▶ [RAW DATA]
_ _ _ _

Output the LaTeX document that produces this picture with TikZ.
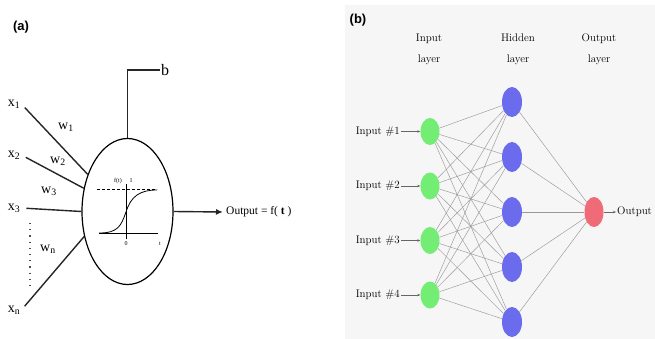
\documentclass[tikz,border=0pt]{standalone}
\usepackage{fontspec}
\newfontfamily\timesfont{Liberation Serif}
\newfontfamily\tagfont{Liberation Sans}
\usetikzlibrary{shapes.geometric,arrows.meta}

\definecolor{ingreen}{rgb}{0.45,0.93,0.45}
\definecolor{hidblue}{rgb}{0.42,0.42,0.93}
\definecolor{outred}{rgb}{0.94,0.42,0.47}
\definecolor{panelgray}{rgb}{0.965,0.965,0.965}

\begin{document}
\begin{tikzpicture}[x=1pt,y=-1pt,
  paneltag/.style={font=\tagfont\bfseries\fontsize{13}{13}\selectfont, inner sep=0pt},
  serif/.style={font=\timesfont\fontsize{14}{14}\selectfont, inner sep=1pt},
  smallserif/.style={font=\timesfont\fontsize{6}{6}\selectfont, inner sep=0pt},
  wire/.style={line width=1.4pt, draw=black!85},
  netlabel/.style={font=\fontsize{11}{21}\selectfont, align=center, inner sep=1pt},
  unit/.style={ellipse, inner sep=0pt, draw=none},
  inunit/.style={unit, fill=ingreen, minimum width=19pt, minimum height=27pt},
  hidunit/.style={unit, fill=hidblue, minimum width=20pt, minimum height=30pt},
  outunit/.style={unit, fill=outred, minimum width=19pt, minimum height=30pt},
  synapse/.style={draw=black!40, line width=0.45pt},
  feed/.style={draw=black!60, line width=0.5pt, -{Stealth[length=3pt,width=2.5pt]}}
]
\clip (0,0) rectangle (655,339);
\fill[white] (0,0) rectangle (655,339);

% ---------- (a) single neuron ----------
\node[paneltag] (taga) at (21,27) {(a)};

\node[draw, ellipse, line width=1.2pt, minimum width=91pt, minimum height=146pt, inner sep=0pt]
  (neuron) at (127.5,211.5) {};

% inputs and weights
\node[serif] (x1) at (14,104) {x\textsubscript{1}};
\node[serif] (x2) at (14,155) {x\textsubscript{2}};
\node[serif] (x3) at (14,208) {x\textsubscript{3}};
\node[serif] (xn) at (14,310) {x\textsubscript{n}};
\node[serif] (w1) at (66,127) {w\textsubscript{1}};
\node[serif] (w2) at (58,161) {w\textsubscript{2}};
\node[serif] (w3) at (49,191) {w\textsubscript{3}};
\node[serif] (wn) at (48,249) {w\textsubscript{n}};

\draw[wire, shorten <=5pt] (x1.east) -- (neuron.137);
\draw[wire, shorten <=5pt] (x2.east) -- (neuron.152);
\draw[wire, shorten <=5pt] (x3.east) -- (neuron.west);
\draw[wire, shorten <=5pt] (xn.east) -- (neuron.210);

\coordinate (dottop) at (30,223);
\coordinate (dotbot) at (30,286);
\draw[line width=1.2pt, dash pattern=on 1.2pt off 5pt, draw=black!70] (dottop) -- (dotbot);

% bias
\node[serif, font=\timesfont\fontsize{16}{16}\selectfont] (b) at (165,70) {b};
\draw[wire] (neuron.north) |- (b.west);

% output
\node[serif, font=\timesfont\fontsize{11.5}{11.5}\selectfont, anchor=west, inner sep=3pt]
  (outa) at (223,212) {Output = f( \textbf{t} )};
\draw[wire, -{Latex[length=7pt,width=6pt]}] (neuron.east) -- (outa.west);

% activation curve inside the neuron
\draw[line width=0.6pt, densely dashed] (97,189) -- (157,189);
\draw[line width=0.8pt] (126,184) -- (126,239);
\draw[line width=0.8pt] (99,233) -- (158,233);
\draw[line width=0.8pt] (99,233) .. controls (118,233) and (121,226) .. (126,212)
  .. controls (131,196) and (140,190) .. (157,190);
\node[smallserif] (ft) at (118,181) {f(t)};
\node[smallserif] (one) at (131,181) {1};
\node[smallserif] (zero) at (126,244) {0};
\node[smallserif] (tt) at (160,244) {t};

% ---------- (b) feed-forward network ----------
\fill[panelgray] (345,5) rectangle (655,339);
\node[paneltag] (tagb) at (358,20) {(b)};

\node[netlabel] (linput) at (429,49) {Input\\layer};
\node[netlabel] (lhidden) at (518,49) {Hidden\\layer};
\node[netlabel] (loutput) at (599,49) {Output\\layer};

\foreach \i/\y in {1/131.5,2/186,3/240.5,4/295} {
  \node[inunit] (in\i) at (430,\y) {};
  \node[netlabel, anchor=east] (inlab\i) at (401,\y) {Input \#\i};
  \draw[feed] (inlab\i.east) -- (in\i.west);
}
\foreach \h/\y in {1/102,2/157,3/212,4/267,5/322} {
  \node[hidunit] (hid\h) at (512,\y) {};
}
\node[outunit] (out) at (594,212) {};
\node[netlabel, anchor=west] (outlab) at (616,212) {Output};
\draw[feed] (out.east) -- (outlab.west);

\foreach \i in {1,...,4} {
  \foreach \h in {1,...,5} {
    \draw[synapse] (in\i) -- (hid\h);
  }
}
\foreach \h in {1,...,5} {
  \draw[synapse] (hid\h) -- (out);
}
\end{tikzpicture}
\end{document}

_ _ _ _

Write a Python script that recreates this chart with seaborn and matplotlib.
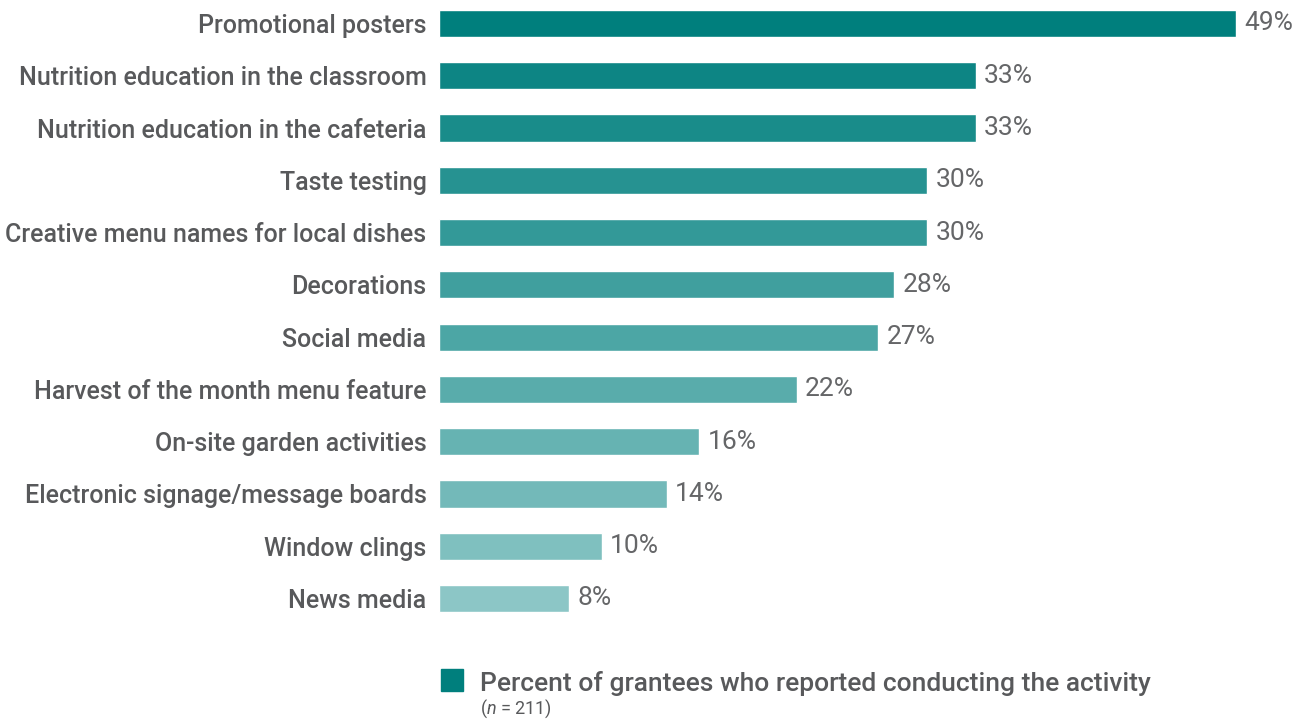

_ _ _ _

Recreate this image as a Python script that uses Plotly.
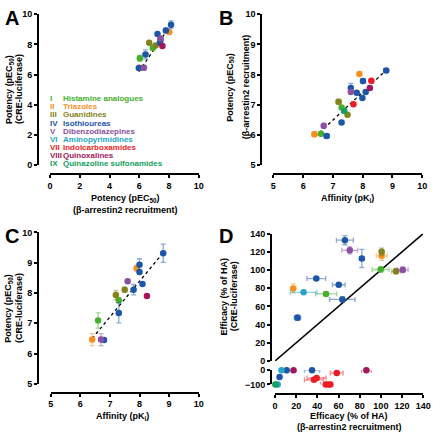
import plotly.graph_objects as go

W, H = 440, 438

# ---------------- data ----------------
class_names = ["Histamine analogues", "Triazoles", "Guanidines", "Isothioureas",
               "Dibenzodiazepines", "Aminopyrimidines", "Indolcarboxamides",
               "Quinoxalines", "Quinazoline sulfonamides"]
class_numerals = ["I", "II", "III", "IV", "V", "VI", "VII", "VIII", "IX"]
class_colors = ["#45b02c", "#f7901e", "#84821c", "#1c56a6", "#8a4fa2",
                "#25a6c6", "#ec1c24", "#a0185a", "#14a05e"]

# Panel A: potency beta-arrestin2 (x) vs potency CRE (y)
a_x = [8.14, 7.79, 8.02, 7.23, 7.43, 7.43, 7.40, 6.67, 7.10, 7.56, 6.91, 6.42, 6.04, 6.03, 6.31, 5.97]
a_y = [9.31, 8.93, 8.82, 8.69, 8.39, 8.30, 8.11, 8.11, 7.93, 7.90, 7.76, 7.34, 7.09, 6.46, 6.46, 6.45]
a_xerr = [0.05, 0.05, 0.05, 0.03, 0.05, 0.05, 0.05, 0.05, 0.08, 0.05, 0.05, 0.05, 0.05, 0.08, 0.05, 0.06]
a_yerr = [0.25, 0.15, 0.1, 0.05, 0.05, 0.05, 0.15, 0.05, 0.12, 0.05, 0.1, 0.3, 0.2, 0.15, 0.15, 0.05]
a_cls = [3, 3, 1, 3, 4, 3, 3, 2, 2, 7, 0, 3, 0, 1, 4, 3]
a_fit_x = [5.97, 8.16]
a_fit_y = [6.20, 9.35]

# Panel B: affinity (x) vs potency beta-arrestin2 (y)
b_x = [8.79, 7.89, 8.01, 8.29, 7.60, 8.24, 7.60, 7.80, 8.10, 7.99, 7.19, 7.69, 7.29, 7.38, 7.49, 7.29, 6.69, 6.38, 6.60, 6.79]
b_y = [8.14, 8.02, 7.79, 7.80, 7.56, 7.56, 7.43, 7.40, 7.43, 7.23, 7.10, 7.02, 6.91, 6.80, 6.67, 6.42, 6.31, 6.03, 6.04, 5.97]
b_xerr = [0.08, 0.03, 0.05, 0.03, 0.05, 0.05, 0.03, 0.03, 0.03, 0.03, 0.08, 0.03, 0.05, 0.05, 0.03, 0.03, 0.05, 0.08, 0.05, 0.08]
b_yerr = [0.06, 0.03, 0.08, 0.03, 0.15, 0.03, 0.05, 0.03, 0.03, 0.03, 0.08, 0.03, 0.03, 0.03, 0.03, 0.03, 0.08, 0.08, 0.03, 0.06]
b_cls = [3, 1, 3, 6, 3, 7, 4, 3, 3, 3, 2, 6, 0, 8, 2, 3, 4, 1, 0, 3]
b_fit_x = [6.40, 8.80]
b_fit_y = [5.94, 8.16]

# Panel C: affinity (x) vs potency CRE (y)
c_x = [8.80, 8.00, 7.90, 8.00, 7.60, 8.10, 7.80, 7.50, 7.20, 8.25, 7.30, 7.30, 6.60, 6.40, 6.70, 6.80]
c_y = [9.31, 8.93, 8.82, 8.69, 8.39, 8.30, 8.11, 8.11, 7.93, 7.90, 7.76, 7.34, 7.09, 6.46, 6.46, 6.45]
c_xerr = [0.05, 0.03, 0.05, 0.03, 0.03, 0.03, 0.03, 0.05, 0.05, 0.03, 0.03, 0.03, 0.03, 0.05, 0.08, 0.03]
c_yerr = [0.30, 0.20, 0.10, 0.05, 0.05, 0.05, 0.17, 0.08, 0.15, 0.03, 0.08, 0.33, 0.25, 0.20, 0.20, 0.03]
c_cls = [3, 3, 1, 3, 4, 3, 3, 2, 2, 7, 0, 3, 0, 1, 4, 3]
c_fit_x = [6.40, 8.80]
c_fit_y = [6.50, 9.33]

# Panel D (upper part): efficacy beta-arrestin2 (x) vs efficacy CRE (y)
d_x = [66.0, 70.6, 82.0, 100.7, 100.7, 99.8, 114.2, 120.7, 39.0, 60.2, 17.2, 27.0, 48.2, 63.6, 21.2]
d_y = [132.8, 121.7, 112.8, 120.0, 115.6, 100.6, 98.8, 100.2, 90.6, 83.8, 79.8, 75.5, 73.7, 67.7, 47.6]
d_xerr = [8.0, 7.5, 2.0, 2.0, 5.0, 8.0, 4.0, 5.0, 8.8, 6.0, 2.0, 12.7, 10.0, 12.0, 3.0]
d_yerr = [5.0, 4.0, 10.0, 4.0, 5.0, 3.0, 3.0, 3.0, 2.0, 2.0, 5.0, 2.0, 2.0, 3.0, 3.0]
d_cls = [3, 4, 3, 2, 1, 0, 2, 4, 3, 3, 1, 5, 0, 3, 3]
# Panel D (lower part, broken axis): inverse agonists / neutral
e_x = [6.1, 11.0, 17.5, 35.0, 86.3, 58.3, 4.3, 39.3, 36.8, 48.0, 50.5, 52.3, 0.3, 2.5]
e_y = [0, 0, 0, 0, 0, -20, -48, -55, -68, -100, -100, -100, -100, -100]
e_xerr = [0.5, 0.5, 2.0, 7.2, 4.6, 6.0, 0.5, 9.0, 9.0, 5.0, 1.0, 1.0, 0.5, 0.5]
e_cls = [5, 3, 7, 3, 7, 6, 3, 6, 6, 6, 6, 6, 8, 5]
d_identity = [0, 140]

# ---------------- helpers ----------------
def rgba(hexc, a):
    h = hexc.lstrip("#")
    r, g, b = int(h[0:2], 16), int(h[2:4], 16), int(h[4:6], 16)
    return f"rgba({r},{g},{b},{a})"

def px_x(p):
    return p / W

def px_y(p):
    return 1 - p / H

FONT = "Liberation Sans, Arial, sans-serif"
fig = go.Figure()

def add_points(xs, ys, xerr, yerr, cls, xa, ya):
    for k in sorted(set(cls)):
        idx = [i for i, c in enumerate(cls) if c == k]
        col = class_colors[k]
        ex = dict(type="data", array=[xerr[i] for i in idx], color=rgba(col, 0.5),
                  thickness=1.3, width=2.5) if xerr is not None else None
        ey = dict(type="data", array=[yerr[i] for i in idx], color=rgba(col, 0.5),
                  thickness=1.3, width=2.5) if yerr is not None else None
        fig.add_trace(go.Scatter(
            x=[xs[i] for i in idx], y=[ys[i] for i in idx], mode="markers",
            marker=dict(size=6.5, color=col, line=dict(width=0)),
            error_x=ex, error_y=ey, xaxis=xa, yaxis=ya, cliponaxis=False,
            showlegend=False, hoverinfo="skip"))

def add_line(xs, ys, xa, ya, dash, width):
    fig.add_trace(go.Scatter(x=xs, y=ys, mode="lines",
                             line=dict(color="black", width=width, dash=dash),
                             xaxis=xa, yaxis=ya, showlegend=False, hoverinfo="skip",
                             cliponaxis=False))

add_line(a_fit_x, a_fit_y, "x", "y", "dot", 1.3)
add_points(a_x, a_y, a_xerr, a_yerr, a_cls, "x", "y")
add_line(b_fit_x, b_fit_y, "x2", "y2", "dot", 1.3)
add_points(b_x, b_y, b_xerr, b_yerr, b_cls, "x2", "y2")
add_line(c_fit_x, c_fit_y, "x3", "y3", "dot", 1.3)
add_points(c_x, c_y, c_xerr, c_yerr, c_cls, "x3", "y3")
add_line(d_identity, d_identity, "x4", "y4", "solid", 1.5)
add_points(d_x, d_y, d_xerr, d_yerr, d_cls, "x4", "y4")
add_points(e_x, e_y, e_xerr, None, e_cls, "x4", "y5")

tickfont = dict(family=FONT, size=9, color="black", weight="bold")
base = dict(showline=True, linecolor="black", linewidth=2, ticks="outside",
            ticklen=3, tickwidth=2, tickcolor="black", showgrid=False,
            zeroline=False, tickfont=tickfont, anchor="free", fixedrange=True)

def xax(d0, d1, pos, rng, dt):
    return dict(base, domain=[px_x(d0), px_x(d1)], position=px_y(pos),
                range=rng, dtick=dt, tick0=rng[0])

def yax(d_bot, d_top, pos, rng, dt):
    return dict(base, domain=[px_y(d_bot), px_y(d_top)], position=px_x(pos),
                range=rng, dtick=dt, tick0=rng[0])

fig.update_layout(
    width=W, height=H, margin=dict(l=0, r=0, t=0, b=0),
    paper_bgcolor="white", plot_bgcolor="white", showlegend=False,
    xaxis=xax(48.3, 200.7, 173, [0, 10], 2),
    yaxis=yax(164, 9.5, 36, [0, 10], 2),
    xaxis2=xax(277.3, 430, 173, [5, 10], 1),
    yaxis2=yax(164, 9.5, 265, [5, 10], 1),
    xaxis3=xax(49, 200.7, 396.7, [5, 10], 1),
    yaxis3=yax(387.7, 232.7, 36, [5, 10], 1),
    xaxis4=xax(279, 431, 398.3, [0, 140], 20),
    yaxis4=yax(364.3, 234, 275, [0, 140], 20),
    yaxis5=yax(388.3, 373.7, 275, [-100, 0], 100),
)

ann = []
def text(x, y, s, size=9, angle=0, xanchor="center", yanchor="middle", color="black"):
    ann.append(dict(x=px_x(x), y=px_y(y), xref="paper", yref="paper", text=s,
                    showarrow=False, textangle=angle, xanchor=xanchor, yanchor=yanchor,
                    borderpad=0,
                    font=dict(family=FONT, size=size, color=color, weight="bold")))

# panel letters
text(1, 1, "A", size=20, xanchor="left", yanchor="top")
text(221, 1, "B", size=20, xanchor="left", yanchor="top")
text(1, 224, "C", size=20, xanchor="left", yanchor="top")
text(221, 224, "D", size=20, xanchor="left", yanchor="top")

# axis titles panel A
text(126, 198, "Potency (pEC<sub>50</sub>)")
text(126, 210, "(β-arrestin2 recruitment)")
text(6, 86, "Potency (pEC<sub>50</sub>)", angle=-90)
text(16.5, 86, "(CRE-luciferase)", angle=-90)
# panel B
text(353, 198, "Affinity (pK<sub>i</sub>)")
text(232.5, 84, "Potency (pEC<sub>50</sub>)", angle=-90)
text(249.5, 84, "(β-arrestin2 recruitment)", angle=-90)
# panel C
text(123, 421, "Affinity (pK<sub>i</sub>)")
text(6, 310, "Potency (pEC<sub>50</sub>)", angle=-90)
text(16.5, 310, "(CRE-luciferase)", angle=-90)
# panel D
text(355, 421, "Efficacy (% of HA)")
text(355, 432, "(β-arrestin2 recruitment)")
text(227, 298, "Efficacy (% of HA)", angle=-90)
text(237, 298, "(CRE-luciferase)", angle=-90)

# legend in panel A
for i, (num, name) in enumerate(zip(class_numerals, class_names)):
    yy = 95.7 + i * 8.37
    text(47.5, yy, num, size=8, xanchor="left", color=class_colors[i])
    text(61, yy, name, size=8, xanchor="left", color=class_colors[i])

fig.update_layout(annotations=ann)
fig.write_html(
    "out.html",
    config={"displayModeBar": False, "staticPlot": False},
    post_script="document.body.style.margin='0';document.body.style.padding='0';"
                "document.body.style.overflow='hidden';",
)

_ _ _ _

▶ [GIVEN TASK] Both the line with "Recreate this image" and the line with "W, H = 440, 438" are included: reproduce them and every line between, exactly, with pictures omitted.

▶ [OUTPUT FOR THIS EXERCISE]
Recreate this image as a Python script that uses Plotly.
import plotly.graph_objects as go

W, H = 440, 438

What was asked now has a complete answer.